Reason #2. Standardizing study data often requires mapping data that exist in legacy formats. The RDF provides powerful mapping capabilities, using standard predicates (i.e. relationships between variables and data points) such as owl:equivalentClass and owl:sameAs. One can also leverage other existing ontologies such as SKOS (Simple Knowledge Organization System). By entering a single RDF triple in a database, one can assert an existing variable as equivalent to standard variable and the mapping is essentially complete from a computational standpoint.

Reason #3. Standardizing study data requires implementing not just a single standard, but a suite of exchange, terminology, and analysis standards. One needs to link all these standards together in a web of data and metadata. For example, a variable from Exchange Standard A has permissible terms from Terminology B. All of these are currently documented using various formats across various sources. Integrating all the necessary standards for implementation is very labor intensive, particularly as each standard evolves and different versions emerge. All the necessary standards can be expressed in the RDF, which is uniquely designed to link data across multiple sources.  One can link multiple standards in one single ontology, which is published and maintained on the web as a resource. This would greatly simplify implementation and maintenance.

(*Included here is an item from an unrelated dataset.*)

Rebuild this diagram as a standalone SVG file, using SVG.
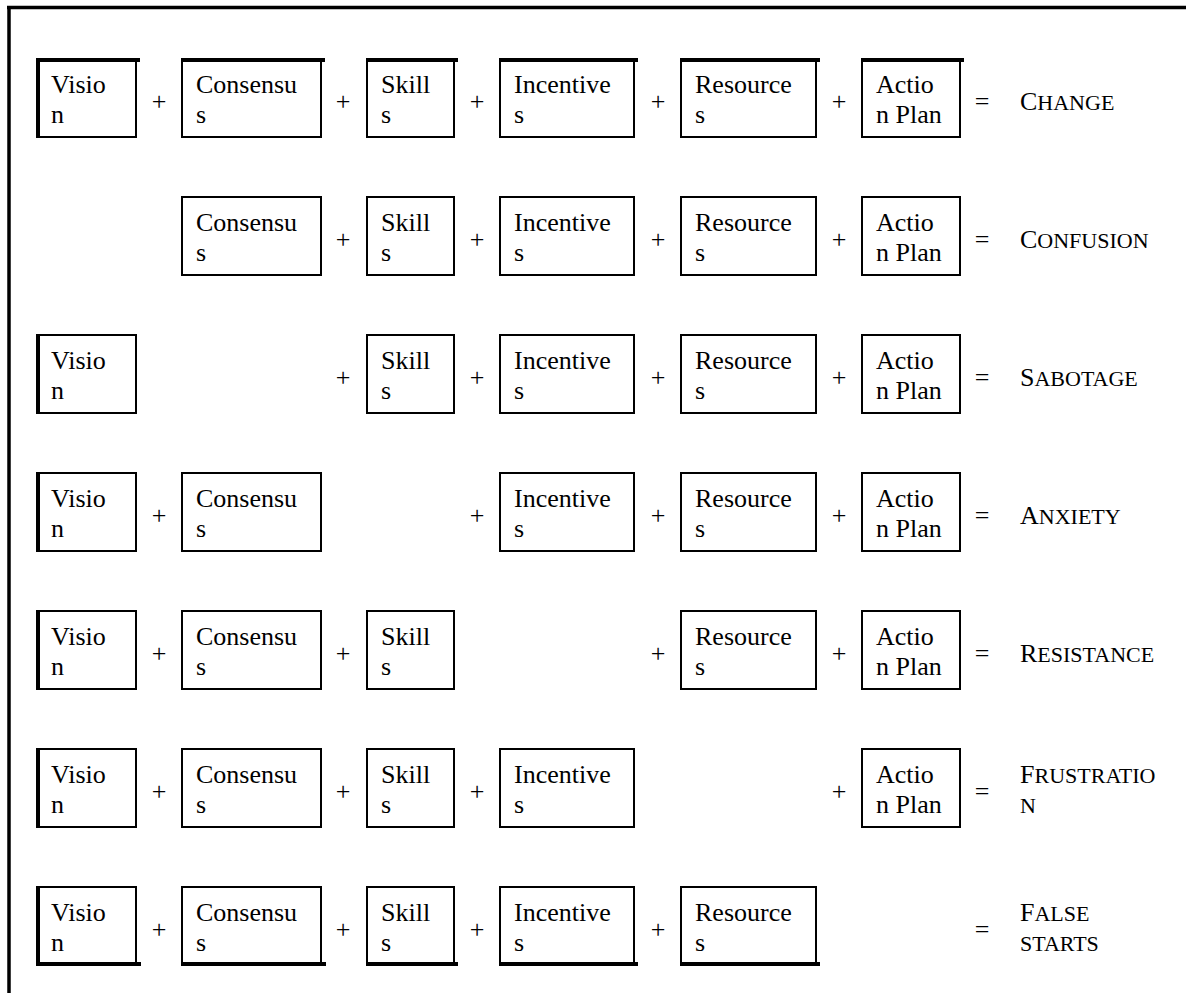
<svg xmlns="http://www.w3.org/2000/svg" width="1186" height="993" viewBox="0 0 1186 993">
<rect width="1186" height="993" fill="#fff"/>
<g id="frame" stroke="#000" stroke-width="3.5">
<line x1="7" y1="7.5" x2="1186" y2="7.5"/>
<line x1="9" y1="6" x2="9" y2="993"/>
</g>

<g id="r1-vision"><rect fill="#fff" stroke="#000" stroke-width="2" x="37" y="59" width="99" height="78"/><line stroke="#000" stroke-width="4" x1="38" y1="58" x2="38" y2="138"/><text x="51" y="93" font-family="Liberation Serif" font-size="26">Visio</text><text x="51" y="123" font-family="Liberation Serif" font-size="26">n</text></g>
<g id="r1-consensus"><rect fill="#fff" stroke="#000" stroke-width="2" x="182" y="59" width="139" height="78"/><text x="196" y="93" font-family="Liberation Serif" font-size="26">Consensu</text><text x="196" y="123" font-family="Liberation Serif" font-size="26">s</text></g>
<g id="r1-skills"><rect fill="#fff" stroke="#000" stroke-width="2" x="367" y="59" width="87" height="78"/><text x="381" y="93" font-family="Liberation Serif" font-size="26">Skill</text><text x="381" y="123" font-family="Liberation Serif" font-size="26">s</text></g>
<g id="r1-incentives"><rect fill="#fff" stroke="#000" stroke-width="2" x="500" y="59" width="134" height="78"/><text x="514" y="93" font-family="Liberation Serif" font-size="26">Incentive</text><text x="514" y="123" font-family="Liberation Serif" font-size="26">s</text></g>
<g id="r1-resources"><rect fill="#fff" stroke="#000" stroke-width="2" x="681" y="59" width="135" height="78"/><text x="695" y="93" font-family="Liberation Serif" font-size="26">Resource</text><text x="695" y="123" font-family="Liberation Serif" font-size="26">s</text></g>
<g id="r1-action"><rect fill="#fff" stroke="#000" stroke-width="2" x="862" y="59" width="98" height="78"/><text x="876" y="93" font-family="Liberation Serif" font-size="26">Actio</text><text x="876" y="123" font-family="Liberation Serif" font-size="26">n Plan</text></g>
<g id="r1-topline" stroke="#000" stroke-width="4">
<line x1="36" y1="60" x2="140" y2="60"/>
<line x1="181" y1="60" x2="325" y2="60"/>
<line x1="366" y1="60" x2="458" y2="60"/>
<line x1="499" y1="60" x2="638" y2="60"/>
<line x1="680" y1="60" x2="820" y2="60"/>
<line x1="861" y1="60" x2="964" y2="60"/>
</g>
<g id="r1-ops" text-anchor="middle">
<text x="159" y="110" font-family="Liberation Serif" font-size="26">+</text><text x="343" y="110" font-family="Liberation Serif" font-size="26">+</text><text x="477" y="110" font-family="Liberation Serif" font-size="26">+</text><text x="658" y="110" font-family="Liberation Serif" font-size="26">+</text><text x="839" y="110" font-family="Liberation Serif" font-size="26">+</text><text x="982" y="110" font-family="Liberation Serif" font-size="26">=</text>
</g>
<g id="r1-result"><text x="1020" y="110" font-family="Liberation Serif" font-size="26">C<tspan font-size="22">HANGE</tspan></text></g>

<g id="r2-consensus"><rect fill="#fff" stroke="#000" stroke-width="2" x="182" y="197" width="139" height="78"/><text x="196" y="231" font-family="Liberation Serif" font-size="26">Consensu</text><text x="196" y="261" font-family="Liberation Serif" font-size="26">s</text></g>
<g id="r2-skills"><rect fill="#fff" stroke="#000" stroke-width="2" x="367" y="197" width="87" height="78"/><text x="381" y="231" font-family="Liberation Serif" font-size="26">Skill</text><text x="381" y="261" font-family="Liberation Serif" font-size="26">s</text></g>
<g id="r2-incentives"><rect fill="#fff" stroke="#000" stroke-width="2" x="500" y="197" width="134" height="78"/><text x="514" y="231" font-family="Liberation Serif" font-size="26">Incentive</text><text x="514" y="261" font-family="Liberation Serif" font-size="26">s</text></g>
<g id="r2-resources"><rect fill="#fff" stroke="#000" stroke-width="2" x="681" y="197" width="135" height="78"/><text x="695" y="231" font-family="Liberation Serif" font-size="26">Resource</text><text x="695" y="261" font-family="Liberation Serif" font-size="26">s</text></g>
<g id="r2-action"><rect fill="#fff" stroke="#000" stroke-width="2" x="862" y="197" width="98" height="78"/><text x="876" y="231" font-family="Liberation Serif" font-size="26">Actio</text><text x="876" y="261" font-family="Liberation Serif" font-size="26">n Plan</text></g>
<g id="r2-ops" text-anchor="middle">
<text x="343" y="248" font-family="Liberation Serif" font-size="26">+</text><text x="477" y="248" font-family="Liberation Serif" font-size="26">+</text><text x="658" y="248" font-family="Liberation Serif" font-size="26">+</text><text x="839" y="248" font-family="Liberation Serif" font-size="26">+</text><text x="982" y="248" font-family="Liberation Serif" font-size="26">=</text>
</g>
<g id="r2-result"><text x="1020" y="248" font-family="Liberation Serif" font-size="26">C<tspan font-size="22">ONFUSION</tspan></text></g>

<g id="r3-vision"><rect fill="#fff" stroke="#000" stroke-width="2" x="37" y="335" width="99" height="78"/><line stroke="#000" stroke-width="4" x1="38" y1="334" x2="38" y2="414"/><text x="51" y="369" font-family="Liberation Serif" font-size="26">Visio</text><text x="51" y="399" font-family="Liberation Serif" font-size="26">n</text></g>
<g id="r3-skills"><rect fill="#fff" stroke="#000" stroke-width="2" x="367" y="335" width="87" height="78"/><text x="381" y="369" font-family="Liberation Serif" font-size="26">Skill</text><text x="381" y="399" font-family="Liberation Serif" font-size="26">s</text></g>
<g id="r3-incentives"><rect fill="#fff" stroke="#000" stroke-width="2" x="500" y="335" width="134" height="78"/><text x="514" y="369" font-family="Liberation Serif" font-size="26">Incentive</text><text x="514" y="399" font-family="Liberation Serif" font-size="26">s</text></g>
<g id="r3-resources"><rect fill="#fff" stroke="#000" stroke-width="2" x="681" y="335" width="135" height="78"/><text x="695" y="369" font-family="Liberation Serif" font-size="26">Resource</text><text x="695" y="399" font-family="Liberation Serif" font-size="26">s</text></g>
<g id="r3-action"><rect fill="#fff" stroke="#000" stroke-width="2" x="862" y="335" width="98" height="78"/><text x="876" y="369" font-family="Liberation Serif" font-size="26">Actio</text><text x="876" y="399" font-family="Liberation Serif" font-size="26">n Plan</text></g>
<g id="r3-ops" text-anchor="middle">
<text x="343" y="386" font-family="Liberation Serif" font-size="26">+</text><text x="477" y="386" font-family="Liberation Serif" font-size="26">+</text><text x="658" y="386" font-family="Liberation Serif" font-size="26">+</text><text x="839" y="386" font-family="Liberation Serif" font-size="26">+</text><text x="982" y="386" font-family="Liberation Serif" font-size="26">=</text>
</g>
<g id="r3-result"><text x="1020" y="386" font-family="Liberation Serif" font-size="26">S<tspan font-size="22">ABOTAGE</tspan></text></g>

<g id="r4-vision"><rect fill="#fff" stroke="#000" stroke-width="2" x="37" y="473" width="99" height="78"/><line stroke="#000" stroke-width="4" x1="38" y1="472" x2="38" y2="552"/><text x="51" y="507" font-family="Liberation Serif" font-size="26">Visio</text><text x="51" y="537" font-family="Liberation Serif" font-size="26">n</text></g>
<g id="r4-consensus"><rect fill="#fff" stroke="#000" stroke-width="2" x="182" y="473" width="139" height="78"/><text x="196" y="507" font-family="Liberation Serif" font-size="26">Consensu</text><text x="196" y="537" font-family="Liberation Serif" font-size="26">s</text></g>
<g id="r4-incentives"><rect fill="#fff" stroke="#000" stroke-width="2" x="500" y="473" width="134" height="78"/><text x="514" y="507" font-family="Liberation Serif" font-size="26">Incentive</text><text x="514" y="537" font-family="Liberation Serif" font-size="26">s</text></g>
<g id="r4-resources"><rect fill="#fff" stroke="#000" stroke-width="2" x="681" y="473" width="135" height="78"/><text x="695" y="507" font-family="Liberation Serif" font-size="26">Resource</text><text x="695" y="537" font-family="Liberation Serif" font-size="26">s</text></g>
<g id="r4-action"><rect fill="#fff" stroke="#000" stroke-width="2" x="862" y="473" width="98" height="78"/><text x="876" y="507" font-family="Liberation Serif" font-size="26">Actio</text><text x="876" y="537" font-family="Liberation Serif" font-size="26">n Plan</text></g>
<g id="r4-ops" text-anchor="middle">
<text x="159" y="524" font-family="Liberation Serif" font-size="26">+</text><text x="477" y="524" font-family="Liberation Serif" font-size="26">+</text><text x="658" y="524" font-family="Liberation Serif" font-size="26">+</text><text x="839" y="524" font-family="Liberation Serif" font-size="26">+</text><text x="982" y="524" font-family="Liberation Serif" font-size="26">=</text>
</g>
<g id="r4-result"><text x="1020" y="524" font-family="Liberation Serif" font-size="26">A<tspan font-size="22">NXIETY</tspan></text></g>

<g id="r5-vision"><rect fill="#fff" stroke="#000" stroke-width="2" x="37" y="611" width="99" height="78"/><line stroke="#000" stroke-width="4" x1="38" y1="610" x2="38" y2="690"/><text x="51" y="645" font-family="Liberation Serif" font-size="26">Visio</text><text x="51" y="675" font-family="Liberation Serif" font-size="26">n</text></g>
<g id="r5-consensus"><rect fill="#fff" stroke="#000" stroke-width="2" x="182" y="611" width="139" height="78"/><text x="196" y="645" font-family="Liberation Serif" font-size="26">Consensu</text><text x="196" y="675" font-family="Liberation Serif" font-size="26">s</text></g>
<g id="r5-skills"><rect fill="#fff" stroke="#000" stroke-width="2" x="367" y="611" width="87" height="78"/><text x="381" y="645" font-family="Liberation Serif" font-size="26">Skill</text><text x="381" y="675" font-family="Liberation Serif" font-size="26">s</text></g>
<g id="r5-resources"><rect fill="#fff" stroke="#000" stroke-width="2" x="681" y="611" width="135" height="78"/><text x="695" y="645" font-family="Liberation Serif" font-size="26">Resource</text><text x="695" y="675" font-family="Liberation Serif" font-size="26">s</text></g>
<g id="r5-action"><rect fill="#fff" stroke="#000" stroke-width="2" x="862" y="611" width="98" height="78"/><text x="876" y="645" font-family="Liberation Serif" font-size="26">Actio</text><text x="876" y="675" font-family="Liberation Serif" font-size="26">n Plan</text></g>
<g id="r5-ops" text-anchor="middle">
<text x="159" y="662" font-family="Liberation Serif" font-size="26">+</text><text x="343" y="662" font-family="Liberation Serif" font-size="26">+</text><text x="658" y="662" font-family="Liberation Serif" font-size="26">+</text><text x="839" y="662" font-family="Liberation Serif" font-size="26">+</text><text x="982" y="662" font-family="Liberation Serif" font-size="26">=</text>
</g>
<g id="r5-result"><text x="1020" y="662" font-family="Liberation Serif" font-size="26">R<tspan font-size="22">ESISTANCE</tspan></text></g>

<g id="r6-vision"><rect fill="#fff" stroke="#000" stroke-width="2" x="37" y="749" width="99" height="78"/><line stroke="#000" stroke-width="4" x1="38" y1="748" x2="38" y2="828"/><text x="51" y="783" font-family="Liberation Serif" font-size="26">Visio</text><text x="51" y="813" font-family="Liberation Serif" font-size="26">n</text></g>
<g id="r6-consensus"><rect fill="#fff" stroke="#000" stroke-width="2" x="182" y="749" width="139" height="78"/><text x="196" y="783" font-family="Liberation Serif" font-size="26">Consensu</text><text x="196" y="813" font-family="Liberation Serif" font-size="26">s</text></g>
<g id="r6-skills"><rect fill="#fff" stroke="#000" stroke-width="2" x="367" y="749" width="87" height="78"/><text x="381" y="783" font-family="Liberation Serif" font-size="26">Skill</text><text x="381" y="813" font-family="Liberation Serif" font-size="26">s</text></g>
<g id="r6-incentives"><rect fill="#fff" stroke="#000" stroke-width="2" x="500" y="749" width="134" height="78"/><text x="514" y="783" font-family="Liberation Serif" font-size="26">Incentive</text><text x="514" y="813" font-family="Liberation Serif" font-size="26">s</text></g>
<g id="r6-action"><rect fill="#fff" stroke="#000" stroke-width="2" x="862" y="749" width="98" height="78"/><text x="876" y="783" font-family="Liberation Serif" font-size="26">Actio</text><text x="876" y="813" font-family="Liberation Serif" font-size="26">n Plan</text></g>
<g id="r6-ops" text-anchor="middle">
<text x="159" y="800" font-family="Liberation Serif" font-size="26">+</text><text x="343" y="800" font-family="Liberation Serif" font-size="26">+</text><text x="477" y="800" font-family="Liberation Serif" font-size="26">+</text><text x="839" y="800" font-family="Liberation Serif" font-size="26">+</text><text x="982" y="800" font-family="Liberation Serif" font-size="26">=</text>
</g>
<g id="r6-result"><text x="1020" y="783" font-family="Liberation Serif" font-size="26">F<tspan font-size="22">RUSTRATIO</tspan></text><text x="1020" y="813" font-family="Liberation Serif" font-size="22">N</text></g>

<g id="r7-vision"><rect fill="#fff" stroke="#000" stroke-width="2" x="37" y="887" width="99" height="78"/><line stroke="#000" stroke-width="4" x1="38" y1="886" x2="38" y2="966"/><text x="51" y="921" font-family="Liberation Serif" font-size="26">Visio</text><text x="51" y="951" font-family="Liberation Serif" font-size="26">n</text></g>
<g id="r7-consensus"><rect fill="#fff" stroke="#000" stroke-width="2" x="182" y="887" width="139" height="78"/><text x="196" y="921" font-family="Liberation Serif" font-size="26">Consensu</text><text x="196" y="951" font-family="Liberation Serif" font-size="26">s</text></g>
<g id="r7-skills"><rect fill="#fff" stroke="#000" stroke-width="2" x="367" y="887" width="87" height="78"/><text x="381" y="921" font-family="Liberation Serif" font-size="26">Skill</text><text x="381" y="951" font-family="Liberation Serif" font-size="26">s</text></g>
<g id="r7-incentives"><rect fill="#fff" stroke="#000" stroke-width="2" x="500" y="887" width="134" height="78"/><text x="514" y="921" font-family="Liberation Serif" font-size="26">Incentive</text><text x="514" y="951" font-family="Liberation Serif" font-size="26">s</text></g>
<g id="r7-resources"><rect fill="#fff" stroke="#000" stroke-width="2" x="681" y="887" width="135" height="78"/><text x="695" y="921" font-family="Liberation Serif" font-size="26">Resource</text><text x="695" y="951" font-family="Liberation Serif" font-size="26">s</text></g>
<g id="r7-bottomline" stroke="#000" stroke-width="4">
<line x1="36" y1="964" x2="141" y2="964"/>
<line x1="181" y1="964" x2="326" y2="964"/>
<line x1="366" y1="964" x2="458" y2="964"/>
<line x1="499" y1="964" x2="638" y2="964"/>
<line x1="680" y1="964" x2="820" y2="964"/>
</g>
<g id="r7-ops" text-anchor="middle">
<text x="159" y="938" font-family="Liberation Serif" font-size="26">+</text><text x="343" y="938" font-family="Liberation Serif" font-size="26">+</text><text x="477" y="938" font-family="Liberation Serif" font-size="26">+</text><text x="658" y="938" font-family="Liberation Serif" font-size="26">+</text><text x="982" y="938" font-family="Liberation Serif" font-size="26">=</text>
</g>
<g id="r7-result"><text x="1020" y="921" font-family="Liberation Serif" font-size="26">F<tspan font-size="22">ALSE</tspan></text><text x="1020" y="951" font-family="Liberation Serif" font-size="22">STARTS</text></g>
</svg>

Reason #4. The RDF (and related standards) can be used to represent not only the study data, but the metadata, including definitions for derived data, the validation rules, and even the analysis plan. Any kind of information can be represented using RDF and this enables computers to link everything together for easy access and analysis. FDA guidances, regulations, and statutes can be expressed in the RDF. Why is this useful? If study data are expressed in the RDF, one can link to the relevant guidance recommendations expressed in the RDF and computers can help determine if the data are guidance-compliant. For example, an FDA guidance could have a series of RDF triples describing the recommended properties of a nonclinical skin toxicity study. A computer can then compare those recommendations with the actual properties of a study and identify any discrepancies. To my knowledge, no other existing standard is capable of supporting this important use case, which is currently a very time consuming, manual process. It is often very costly when discrepancies are identified too late, after studies are well underway or complete.

Reason #5. Another advantage is that RDF data can reside on the web and be easily accessible, easily queried, and easily combined with other RDF data. Assuming security concerns are appropriately addressed (i.e. proprietary data must reside behind firewalls and accessible only to authorized entities), this supports a future state where data are no longer exchanged, but users are simply provided access to the data on the web. RDF and related standards already support this distributed nature of managing and querying data from multiple sources.

Many of these benefits will take time to realize, but I think it's important to take a long-term perspective. I admit my analysis comes from a novice who has only begun to scratch the surface of the RDF and what it offers. I welcome thoughts from true RDF experts. I strongly encourage those not that familiar with the RDF to learn more about it. I have personally found this resource to be quite useful. There are clearly major technical challenges to overcome, but in my humble opinion, RDF represents the most promising alternative for the future of study data exchange. It would enhance computable semantic interoperability and open a new era in managing and integrating data from multiple sources, which in my view is the key for the next major phase of medical discoveries.